KS: I think that’s a really good question, really interesting. I think that someone should… many people should study this and write books about it in future years because there’s not a simply answer. I think there’s a confluence of cultural forces, intellectual forces, that are coming together right now which have produced this crazy situation. But I think one short answer is that this … whole movement is not pursuing truth. If it was puruing truth then they’d be open to, you know, evidence and alternative points of view, and things would proceed in the normal way. But actually I think the pursuit is in a way as I say an immersion in a kind of fiction of you know, people can change sex. And because the goal is fiction you can’t mention that it’s a fiction because you lose your immersion, so there’s a real concerted effort to shut down any kind of talk of reality.

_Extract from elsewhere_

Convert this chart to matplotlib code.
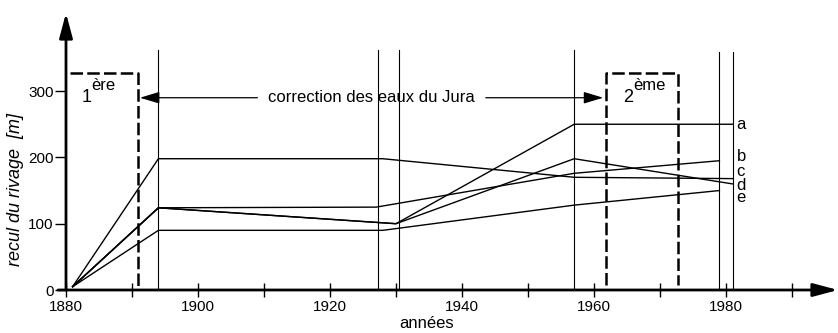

So that’s one aspect. There’s also a lot of fear involved. There’s genuinely well intentioned fear of exposing trans people to violence. The misguided thought is that if we don’t mention their sex in any context then somehow we will protect them from violence, but actually I’m afraid that isn’t obviously true and the costs are far too high for everyone else. Because we have to talk about sex, it’s important.

Note that in the Q and A section, FSU edited out the questions so as to preserve anonymity of people asking. Stop and consider the implications of that, especially in light of the rest of the post above.

That’s my intro to the video. I’m still watching the whole thing and encourage others to do so in order to understand what is being debated.

One of the central premises of Stock’s book Material Girls is that we should understand our opponents’ positions well,

I am critical of gender identity theory – but not of trans people, for whom I have friendly sympathy and respect. When criticising a philosophical position, it’s a good idea to start with a fairly neutral presentation of it. You should try to describe the position as its supporters would, without aspersions. That way, you aren’t lazily setting yourself up for cheap wins later.

I wrote about the importance of this recently in Why we debate and I’m mentioning it again here because the sex/gender war isn’t solely about feminism and transactivism. A key feature is power and who gets to have a say.

The purpose in putting up this post is to make Stock’s arguments and work on gender/sex more widely known in New Zealand, especially given the debate around gender self-ID and the proposed changes to the Birth, Deaths, Marriages, and Relationships Registration legislation. I also want to provide a place for open and honest debate in the issues affecting trans people, women, lesbians and gays (and society at large). The Standard has so far been largely free of the abuse and massive talking past each other that is happening in other online spaces, and I encourage us to keep it that way.